The Reserve regularly investigates the latest macro puzzle – say, why non-mining business investment is so slow to recover – so Treasury must do its own. Its new Treasury Research Institute focuses on macro management issues.

What gets neglected is Treasury's oversight of the big micro reform issues. Think health, education, infrastructure. Without an institutional understanding of the detail of these areas, Treasury simply isn't up to speed on either micro reform or budget sustainability.

So its recent establishment of a "structural reform" division seems a step in the right direction – until you learn that the group's first big project was to inquire into non-mining business investment's slowness to recover.

Another part of Treasury's decline is its politicisation, particularly Tony Abbott's decision to sack the Treasury secretary, Dr Martin Parkinson, and replace him with someone whose views he felt more comfortable with, John Fraser.

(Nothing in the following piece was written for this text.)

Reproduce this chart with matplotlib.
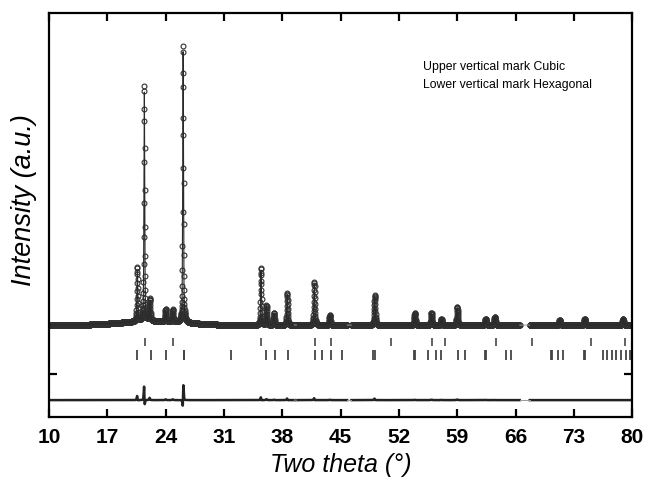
import numpy as np
import matplotlib
matplotlib.use("Agg")
import matplotlib.pyplot as plt

plt.rcParams['font.family'] = ['Liberation Sans Narrow', 'Liberation Sans', 'DejaVu Sans']

# Peaks picked off the refined pattern: position (deg), observed / calculated height, FWHM
peak_pos = [20.6, 21.44, 22.1, 24.0, 24.85, 26.1, 35.45, 36.1, 37.0, 38.6,
            41.85, 43.7, 49.1, 53.9, 55.9, 57.1, 59.0, 62.4, 63.5, 71.3, 74.3, 78.9]
peak_obs = [2700, 11800, 1100, 600, 600, 13900, 2850, 1000, 600, 1600,
            2150, 500, 1500, 600, 600, 300, 900, 300, 400, 250, 300, 300]
peak_calc = [2550, 11450, 1000, 560, 560, 13550, 2750, 950, 580, 1540,
             2080, 480, 1440, 580, 580, 290, 870, 290, 390, 250, 300, 300]
peak_shift = [0.003, 0.003, 0.003, 0.0, 0.0, -0.003, 0.002, 0.0, 0.0, 0.002,
              0.002, 0.0, 0.002, 0.0, 0.0, 0.0, 0.0, 0.0, 0.0, 0.0, 0.0, 0.0]
peak_fwhm = [0.12, 0.11, 0.14, 0.14, 0.14, 0.11, 0.12, 0.13, 0.14, 0.13,
             0.14, 0.15, 0.15, 0.16, 0.16, 0.16, 0.16, 0.18, 0.18, 0.18, 0.18, 0.18]

# broad amorphous hump under the low-angle peaks
hump_pos, hump_height, hump_fwhm = 22.5, 200, 9.0

# Bragg positions
cubic_pos = [21.5, 24.85, 35.5, 41.9, 43.85, 51.1, 56.0, 57.5, 63.7, 68.0, 75.1, 79.1]
hex_pos = [20.6, 22.2, 24.1, 26.15, 26.25, 31.9, 36.1, 37.1, 38.7, 41.9, 42.8,
           43.9, 45.2, 48.95, 49.1, 53.85, 53.95, 55.5, 56.5, 57.1, 59.1, 59.9,
           62.3, 62.4, 64.9, 65.5, 70.25, 70.35, 71.1, 71.7, 74.25, 74.35,
           76.5, 77.0, 77.6, 78.1, 78.7, 79.2, 79.7]

excluded = [(39.45, 39.7), (45.8, 46.3), (66.5, 67.7)]

two_theta = np.arange(10.0, 80.0, 0.015)


def pvoigt(x, pos, height, fwhm, eta=0.5):
    g = np.exp(-4 * np.log(2) * ((x - pos) / fwhm) ** 2)
    l = 1.0 / (1.0 + 4 * ((x - pos) / fwhm) ** 2)
    return height * (eta * l + (1 - eta) * g)


def pattern(x, heights, shifts):
    y = pvoigt(x, hump_pos, hump_height, hump_fwhm, eta=0.0)
    for p, h, s, w in zip(peak_pos, heights, shifts, peak_fwhm):
        y = y + pvoigt(x, p + s, h, w)
    return y


yobs = pattern(two_theta, peak_obs, [0.0] * len(peak_pos))
ycalc = pattern(two_theta, peak_calc, peak_shift)
diff_offset = -3750
ydiff = yobs - ycalc + diff_offset

mask = np.zeros_like(two_theta, dtype=bool)
for a, b in excluded:
    mask |= (two_theta >= a) & (two_theta <= b)
yobs_m = np.where(mask, np.nan, yobs)
ycalc_m = np.where(mask, np.nan, ycalc)
ydiff_m = np.where(mask, np.nan, ydiff)

fig = plt.figure(figsize=(6.48, 4.8), dpi=100)
ax = fig.add_axes([0.0756, 0.131, 0.900, 0.842])

ax.plot(two_theta, yobs_m, 'o', ms=3.5, mfc='none', mec='#303030', mew=0.8)
ax.plot(two_theta, ycalc_m, '-', color='#2a2a2a', lw=0.8)
ax.plot(two_theta, ydiff_m, '-', color='#222222', lw=1.8)
for a, b in excluded:
    ax.plot([a, b], np.interp([a, b], two_theta, ycalc), color='#999999', lw=0.7)
    ax.plot([a, b], np.interp([a, b], two_theta, ydiff), color='#999999', lw=0.7)

ax.vlines(cubic_pos, -1050, -650, color='#555555', lw=1.3)
ax.vlines(hex_pos, -1750, -1250, color='#444444', lw=1.3)

ax.text(54.9, 12900, 'Upper vertical mark Cubic', fontsize=8.8, va='center',
        family=['Liberation Sans', 'DejaVu Sans'])
ax.text(54.9, 12000, 'Lower vertical mark Hexagonal', fontsize=8.8, va='center',
        family=['Liberation Sans', 'DejaVu Sans'])

ax.set_xlim(10, 80)
ax.set_ylim(-4600, 15600)
ax.set_xticks([10, 17, 24, 31, 38, 45, 52, 59, 66, 73, 80])
ax.set_yticks([-2450])
ax.set_yticklabels([])
ax.tick_params(direction='in', top=True, right=True, length=6, width=1.6,
               labelsize=15, pad=8)
for lab in ax.get_xticklabels():
    lab.set_fontweight('bold')
for sp in ax.spines.values():
    sp.set_linewidth(1.6)

ax.set_xlabel('Two theta (°)', fontsize=18, style='italic', labelpad=4)
ax.set_ylabel('Intensity (a.u.)', fontsize=19.5, style='italic',
              family=['Liberation Sans', 'DejaVu Sans'])
ax.yaxis.set_label_coords(-0.021, 0.537)

fig.savefig('out.png', dpi=100)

Recent Coalition governments have preferred Treasury and other departments to be less the fearless policy advisers and more the handmaidens to the minister and their office.

This politicisation makes it ever-harder to believe Treasury's persistently over-optimistic economic and budget forecasts are the product of forecaster fallibility rather than political interference.

Trouble is, the more your influence and authority decline, the more people want to take a crack at you.

Should Labor win the next election, it says it will shift responsibility for budget forecasting and the five-yearly intergenerational report (whose credibility Joe Hockey destroyed by turning it into a political tract) from Treasury to the more independent Parliamentary Budget Office.